Comment est constitué votre système d’arrosage ?

Nous disposons de neuf tronçons d’arrosage disposés en quinconce sur le plat. Le système est alimenté par trois stations de pompage immergées de 230 m3/h. L’eau est directement prélevée sur les nappes phréatiques de Saint-Priest. Mais nous sommes précautionneux sur la gestion des ressources en eau ; nous évitons d’arroser en journée lors des périodes de forte chaleur. Parce que nous avons des comptes à rendre à la Métropole du Grand Lyon, mais aussi et simplement par principe : ce serait incompréhensible d’agir de la sorte pour le public qui fréquente le parc jouxtant l’hippodrome. Et il ne se priverait pas de nous le faire remarquer !

Bénéficiez-vous d’une gestion centralisée pour l’arrosage ?

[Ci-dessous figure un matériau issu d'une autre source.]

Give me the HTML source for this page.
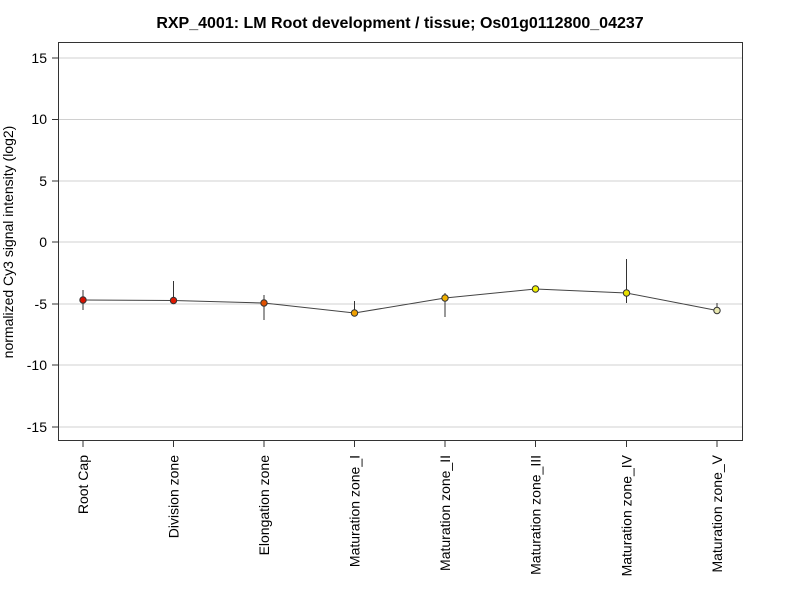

Non, nous n’avons pas de système de supervision. Encore une fois, nous gérons l’arrosage au jugé.

Comment procédez-vous pour le renouvellement du matériel ?

J’établis un budget prévisionnel chaque année autour de septembre, en prenant en compte les demandes de mes deux chefs d’équipe. Ce budget prévisionnel est finalisé en novembre, avant d’être soumis au président ainsi qu’au Conseil d’Administration de la SCL. En fonction de l’enveloppe qui nous est allouée, nous fixons les priorités et laissons de côté les besoins moins urgents. Notre budget tourne autour de 350 000 € par an.

Tous les deux ans j’essaie d’acheter un nouveau tracteur. Cette année, nous devons régénérer la piste fibrée de l’hippodrome du Carré de Soie ; nous réduisons donc un peu les investissements en matériel.

Sentez-vous une pression médiatique par rapport au rendu visuel du gazon ?

Selon moi, ce sont plus les jockeys qui commentent régulièrement l’état du gazon, qu’il soit bon ou mauvais. Il ne faut pas se louper avec la mesure au pénétromètre ! (instrument qui permet de mesurer la souplesse de la piste avant chaque réunion – ndlr).

Vous avez évoqué l’Hipphotel comme activité annexe. Est-ce une selon vous obligation pour les hippodromes de diversifier leur offre ?

Il est vrai que les courses hippiques doivent faire face à la concurrence des paris sportifs. Par ailleurs, la retransmission télévisée des courses n’incite pas le public à venir sur l’hippodrome… Les sociétés « mères » – le Cheval Français, France Galop – dispensent leurs homologations en fonction de la qualité des pistes ; plus l’état des pistes est bon, plus le nombre de courses programmées est important. Il faut donc être performant sur l’entretien des pistes, mais aussi investir dans celui des locaux, des tribunes… Cela requiert des moyens financiers ; c’est pourquoi il faut trouver des sources de revenus annexes : location de salons et de tribunes pour les entreprises, Hipphotel, etc.